Employee Experience: Experiencing WOW at work

If you want to uplift the employees’ appreciation of the organisation it is well-advised to focus on creating memorable and meaningful moments. There is no need to create fantastic experiences at work every minute of the day. Creating WOW moments enriches the working days, so working does not become an endless row of interchangeable days. It helps to fight the boredom and tedium of everyday work, it connects colleagues and enhances the happiness of employees at work. Therefore, highlights at work lead to an overall better work experience.

What if I were to ask you what you remember from the past year. You might remember an awesome birthday party, a unique meeting, the illness of a loved one and a very funny moment during your holiday. In short, you think of memories that stand out and things that impressed you, both highs and lows. Because that’s how our brain works. If we consider the day, the week or the year, we don’t think of every single minute. We think in moments. And those moments determine how you look back. For instance, if you were to make tally marks every hour of how you value the day, that might strongly differ from the total valuation you would give the day in retrospect. That’s because memories quickly fade away and the highs and lows stick with you.

Appreciation for your job works in exactly the same way. We remember special moments at work and that experience determines your appreciation. By no means is the appreciation a minute to minute average. It’s the appreciation based on moments you recollect.

We do not remember days, we remember moments

Cesare Pavese

 

Not all moments are weighted the same. Negative experiences linger much longer in the mind than the positive ones. Some events affect you more than others. The length of a moment is not a determining factor: a five-minute conversation at the coffee maker may have a greater impact on you than a two-hour meeting.

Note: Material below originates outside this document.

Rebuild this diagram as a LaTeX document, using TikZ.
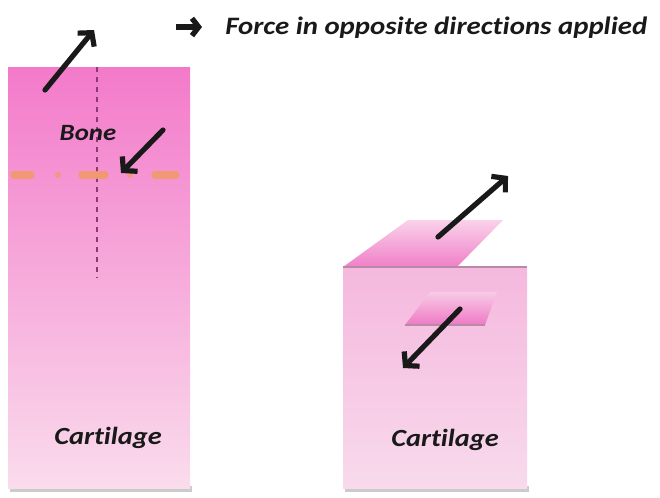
\documentclass[tikz,border=0pt]{standalone}
\usepackage{fontspec}
\setmainfont{Carlito}[FakeStretch=1.15, Ligatures=NoCommon]
\usetikzlibrary{arrows.meta}
\definecolor{lTop}{HTML}{F37ACA}
\definecolor{lMid}{HTML}{F8AEDC}
\definecolor{lBot}{HTML}{FADCEC}
\definecolor{rTop}{HTML}{F5B8DE}
\definecolor{rBot}{HTML}{F8DAEC}
\definecolor{flapDark}{HTML}{EE72C2}
\definecolor{flapLight}{HTML}{F9CDE8}
\definecolor{edgeLine}{HTML}{B98AA6}
\definecolor{cutOrange}{HTML}{F09A6A}
\definecolor{axisLine}{HTML}{8A3A72}
\begin{document}
\begin{tikzpicture}[x=0.75pt,y=-0.75pt,
  lbl/.style={font=\bfseries\itshape\fontsize{18.5}{22}\selectfont, text=black!90, inner sep=0pt},
  force/.style={line width=3.9pt, black!90, line cap=round, -{Straight Barb[length=7pt,width=16pt]}},
  shadowbar/.style={fill=black!45, opacity=0.45}]
\useasboundingbox (0,0) rectangle (660,497);
% ---------- left block ----------
\fill[shadowbar] (10,486) rectangle (192,492);
\shade[top color=lTop, middle color=lMid, bottom color=lBot] (8,67) rectangle (190,488);
\draw[axisLine, line width=0.8pt, dash pattern=on 4pt off 3.5pt] (97,67) -- (97,278);
\foreach \a/\b in {12/33, 80/107, 153/178}
  \draw[cutOrange, line width=5.5pt, line cap=round, opacity=0.9] (\a+2,175) -- (\b-2,175);
\foreach \a in {58,130}
  \fill[cutOrange, opacity=0.8] (\a,175) circle (2.2pt);
\coordinate (a1s) at (45,90);  \coordinate (a1e) at (94,30);
\coordinate (a2s) at (163,130); \coordinate (a2e) at (121,173);
\draw[force] (a1s) -- (a1e);
\draw[force] (a2s) -- (a2e);
\node[lbl, font=\bfseries\itshape\fontsize{17.5}{21}\selectfont] (bone) at (88,133) {Bone};
\node[lbl] (cart1) at (108,438) {Cartilage};
% ---------- right block ----------
\fill[shadowbar] (345,486) rectangle (529,492);
\shade[top color=rTop, bottom color=rBot] (343,267) rectangle (527,488);
\shade[top color=flapLight, bottom color=flapDark, opacity=0.9] (343,267) -- (408,220) -- (503,220) -- (457,267) -- cycle;
\shade[top color=flapLight, bottom color=flapDark, opacity=0.9] (405,325) -- (430,292) -- (497,292) -- (485,325) -- cycle;
\draw[edgeLine, line width=0.9pt] (405,325) -- (485,325);
\draw[edgeLine, line width=1.4pt] (343,267) -- (527,267);
\coordinate (b1s) at (438,237); \coordinate (b1e) at (508,176);
\coordinate (b2s) at (460,309); \coordinate (b2e) at (403,368);
\draw[force] (b1s) -- (b1e);
\draw[force] (b2s) -- (b2e);
\node[lbl] (cart2) at (445,440) {Cartilage};
% ---------- legend ----------
\coordinate (ls) at (176,27); \coordinate (le) at (202,27);
\draw[line width=4pt, black!90, -{Straight Barb[length=5pt,width=13pt]}] (ls) -- (le);
\node[lbl, anchor=west, font=\bfseries\itshape\fontsize{18.8}{22}\selectfont] (legend) at (225,28) {Force in opposite directions applied};
\end{tikzpicture}
\end{document}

Not all peak experiences are highlights. There may also be lows at work, such as an internal position you missed out on, an unwanted reorganisation, a deal that fell through, an ICT system that is down and the impact of administrative errors. There may be moments full of shame and disappointment. Usually, those don’t come unexpectedly and they are no incidents. It’s not a question of whether something goes wrong, but rather when. That’s precisely why you can brainstorm in advance on how to turn such a low into a meaningful moment for colleagues, so the ultimate experience is a positive one.

 

Without new experience, something inside us sleeps

Frank Herbert

Each company organises its own moments throughout the year: Christmas breakfast, a sports day or charity run. But if these events are the same year after year, causing employees to count on them and if the contents don’t vary significantly, the peak experience fades away.

 

When do moments become WOW experiences?

Research shows that your brain mainly attaches meaning to the experience regarding a beginning (such as the first day at work), a transition, peak experiences (both high and low) and an end (such as leaving an organisation).
You can make WOW experiences from moments that:

  • are unlike others. The moment really stands out: surprising, really over the top at times. It leaves a big impression, tickles your funny bone and is often highly unexpected. For instance, a management team that hugs everyone on arrival in the morning, a special birthday cake colleagues made for the birthday boy or girl, a choir singing to a departing colleague, a video message from the team to a sick co-worker or a game during a meeting.
  • provide insight. An eye-opener that gives your life a twist, a message that gets across. It can happen spontaneously in a conversation with colleagues, but also organised during a training on for instance your purpose in life or career.
  • are milestones to be proud of. Properly celebrating a result the team has achieved, the first time someone gives a presentation to a group of people and is praised for it, celebrating the first 100 days in service or the festive completion of a project.
  • enhance connections at work. Through social events such as company outings, doing volunteer work together, taking an outward-bound training, and taking a moment to think of life events of co-workers, such as the birth of a child, someone moving or a wedding, and celebrating them together.

 

Don’t make it perfect, make it unforgettable

 

4 more tips for a WOW experience:

  1. Focus on your purpose, core values and culture, and translate those into WOW experiences. This will enhance your organisation’s alignment and give more meaning to the experience. Would you like to emphasise, for instance, family culture? Then, make WOW experiences from moments you would also celebrate in private with the family, such as birthdays.
  2. Allow colleagues to do a little extra for each other, in time and sometimes also in money. Don’t whine about efficiency and leave out practical objections. Let others do what they want if they want to organise something.
  3. Reaching a WOW experience with an e-mail is not an easy task. Face to face will leave a much bigger impact. So, if you want to make the signing of the employment contract a peak experience, don’t send the contract by e-mail, but send the new colleague an invitation and make it a memorable moment.
  4. WOW experiences don’t just happen naturally. You need to create, organise, maintain and renew them together. Someone in the team or organisation should feel responsible and take the lead. If you don’t, the WOW experiences will dilute and wither. And, unfortunately, the overall appreciation for the work will then also ebb away.